- Born: May 31, 1979 (age 47) Halifax, Nova Scotia

Team
- Curling club: Lakeshore CC, Sackville, NS
- Skip: Andrew Gibson
- Third: Mike Flemming
- Second: Kris Granchelli
- Lead: Jake Flemming

Curling career
- Brier appearances: 5 (2003, 2004, 2006, 2009, 2011)
- World Championship appearances: 1 (2004)
- Top CTRS ranking: 7th (2003–04)

Medal record
Men's curling
Representing Canada
World Championships
| Bronze medal – third place | 2004 Gävle |  |
Representing Nova Scotia
Tim Hortons Brier
| Gold medal – first place | 2004 Saskatoon |  |
| Silver medal – second place | 2003 Halifax |  |
| Bronze medal – third place | 2006 Regina |  |

= Andrew Gibson (curler) =

Canadian curler

Andrew Gibson (born May 31, 1979) is a Canadian curler from Bedford, Nova Scotia.

==Career==
===Career with Mark Dacey===
Gibson was a member of Mark Dacey's rink from 2003 to 2010. He has been to the Brier three times with Dacey (2003, 2004, 2006) winning the Brier in 2004. In 2004 he won a bronze medal at the World Curling Championships.

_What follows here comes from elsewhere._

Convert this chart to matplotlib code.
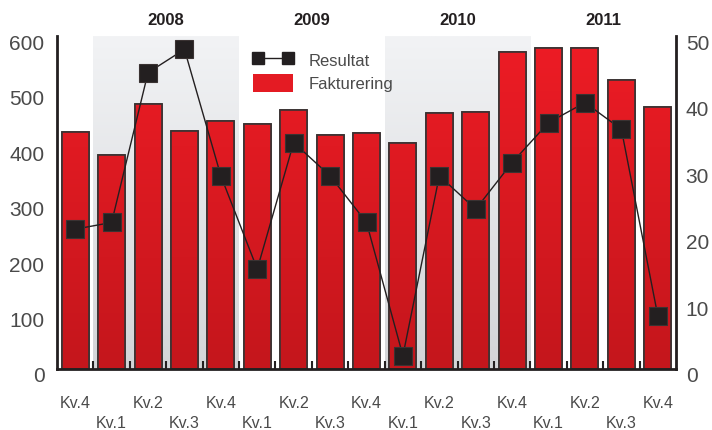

Before playing for Dacey, Gibson played for Peter Eddy and had played in two Canadian Junior Curling Championships. At the 2010 Canadian Mixed Curling Championship, Gibson played second for Dacey and won the event.

===Transition to Shawn Adams and return to Mark Dacey===
Gibson left Dacey's team in 2010 to play for Shawn Adams. He would return to the Brier in 2011. After the disbanding of the Adams team, Gibson would return to play second for Mark Dacey.